Inverting a matrix is usually a bad idea, because the calculations can be ill-conditioned.
If you want to solve a system of equations it's a better idea to do it using something like LU decomposition and forward-backward substitution, especially if you can reuse the decomposition to solve for several right hand side vectors.
This link shows a Java example for Gaussian elimination with pivoting.
Here's another thought: maybe you can just use Java libraries like Apache Commons Math, the successor to JAMA, in your application?
If you have a particular case in mind, I'd recommend entering it into Wolfram Alpha so you can see what the answer should be before you start coding.

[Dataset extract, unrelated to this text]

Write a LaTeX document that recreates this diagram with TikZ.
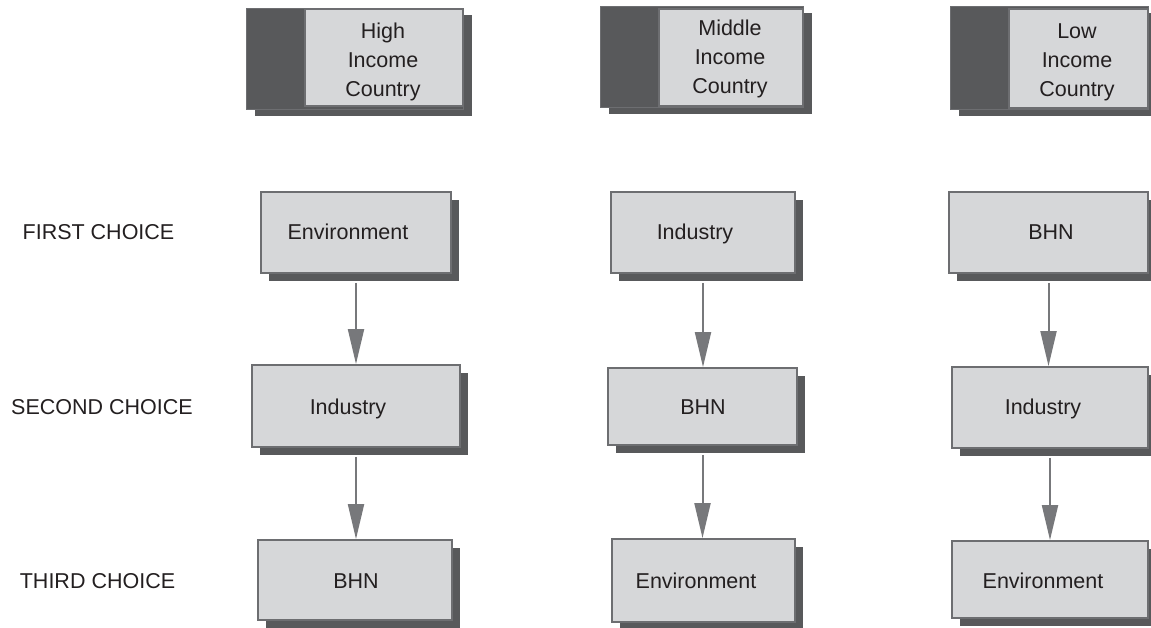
\documentclass[tikz,border=0pt]{standalone}
\usepackage{fontspec}
\setmainfont{Liberation Sans}
\usetikzlibrary{arrows.meta,shadows,fit}

\definecolor{boxfill}{HTML}{D6D7D9}
\definecolor{edge}{HTML}{6D6E71}
\definecolor{shade}{HTML}{58595B}
\definecolor{flowgray}{HTML}{77787B}
\definecolor{ink}{HTML}{231F20}

\begin{document}
\begin{tikzpicture}[x=1pt,y=-1pt,
  every node/.style={font=\fontsize{21.5}{29}\selectfont, text=ink},
  choicebox/.style={draw=edge, line width=1.8pt, fill=boxfill, inner sep=0pt,
    general shadow={fill=shade, shadow xshift=8pt, shadow yshift=-8pt}},
  hdrdark/.style={draw=edge, line width=1pt, fill=shade, inner sep=0pt,
    general shadow={fill=shade, shadow xshift=9pt, shadow yshift=-6pt}},
  hdrlight/.style={draw=edge, line width=1.8pt, fill=boxfill, inner sep=0pt},
  hdrtext/.style={align=center, inner sep=0pt},
  boxtext/.style={inner sep=0pt, text height=15.5pt, text depth=4.5pt},
  rowlabel/.style={inner sep=0pt, text height=15.5pt, text depth=4.5pt},
  flow/.style={draw=flowgray, line width=2pt,
    -{Triangle[width=16pt,length=35pt,fill=flowgray]}}
]
\useasboundingbox (0,0) rectangle (1151,628);

% column headers
\node[hdrdark, fit={(246,9)(463,110)}] (hd1) {};
\node[hdrlight, fit={(305,9)(463,106)}] (hl1) {};
\node[hdrtext] (ht1) at (383,62) {High\\Income\\Country};

\node[hdrdark, fit={(600,7)(803,108)}] (hd2) {};
\node[hdrlight, fit={(659,9)(803,106)}] (hl2) {};
\node[hdrtext] (ht2) at (730,59) {Middle\\Income\\Country};

\node[hdrdark, fit={(950,7)(1148,110)}] (hd3) {};
\node[hdrlight, fit={(1009,9)(1148,108)}] (hl3) {};
\node[hdrtext] (ht3) at (1077,62) {Low\\Income\\Country};

% row labels
\node[rowlabel] (r1) at (98.5,234) {FIRST CHOICE};
\node[rowlabel] (r2) at (102,409) {SECOND CHOICE};
\node[rowlabel] (r3) at (97.5,583) {THIRD CHOICE};

% high income column
\node[choicebox, fit={(261,192)(451,273)}] (a1) {};
\node[boxtext] (a1t) at (348,234) {Environment};
\node[choicebox, fit={(252,365)(460,447)}] (a2) {};
\node[boxtext] (a2t) at (348,409) {Industry};
\node[choicebox, fit={(258,540)(452,620)}] (a3) {};
\node[boxtext] (a3t) at (356,583) {BHN};

% middle income column
\node[choicebox, fit={(611,192)(795,273)}] (b1) {};
\node[boxtext] (b1t) at (695,234) {Industry};
\node[choicebox, fit={(608,368)(797,445)}] (b2) {};
\node[boxtext] (b2t) at (703,409) {BHN};
\node[choicebox, fit={(612,539)(795,622)}] (b3) {};
\node[boxtext] (b3t) at (696,583) {Environment};

% low income column
\node[choicebox, fit={(949,192)(1148,273)}] (c1) {};
\node[boxtext] (c1t) at (1051,234) {BHN};
\node[choicebox, fit={(952,367)(1148,448)}] (c2) {};
\node[boxtext] (c2t) at (1043,409) {Industry};
\node[choicebox, fit={(952,541)(1148,618)}] (c3) {};
\node[boxtext] (c3t) at (1043,583) {Environment};

% ranking arrows
\draw[flow] ([yshift=-9pt]a1.south) -- (a1.south |- a2.north);
\draw[flow] ([yshift=-9pt]a2.south) -- (a2.south |- a3.north);
\draw[flow] ([yshift=-9pt]b1.south) -- (b1.south |- b2.north);
\draw[flow] ([yshift=-9pt]b2.south) -- (b2.south |- b3.north);
\draw[flow] ([yshift=-9pt]c1.south) -- (c1.south |- c2.north);
\draw[flow] ([yshift=-9pt]c2.south) -- (c2.south |- c3.north);
\end{tikzpicture}
\end{document}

I'm pretty sure Simplex3D implements this calculation (and very likely it's done correctly there).
If you want to play with numerics - by all means go ahead and do it yourself - you have some good suggestions from Jesper and duffymo (inverting matrices is not useful in practice - look into LU decomposition).
If however if you just want to Get Stuff DoneTM look into Scalala and Scalalab.
Either way you will need Linear Algebra background knowledge - which is incredibly useful math for lots of fields.
Look at Invertible matrix: Analytic solution on Wikipedia. The whole bunch of calculations at the top compute the adjugate of the matrix, from which the determinant is calculated, and the inverse is then 1 / det times the adjugate matrix.
The whole calculation is written out explicitly for a 4 x 4 matrix in your code, so if there's a bug in it will take some effort to check the whole thing. The Wikipedia articles explain how it's supposed to work.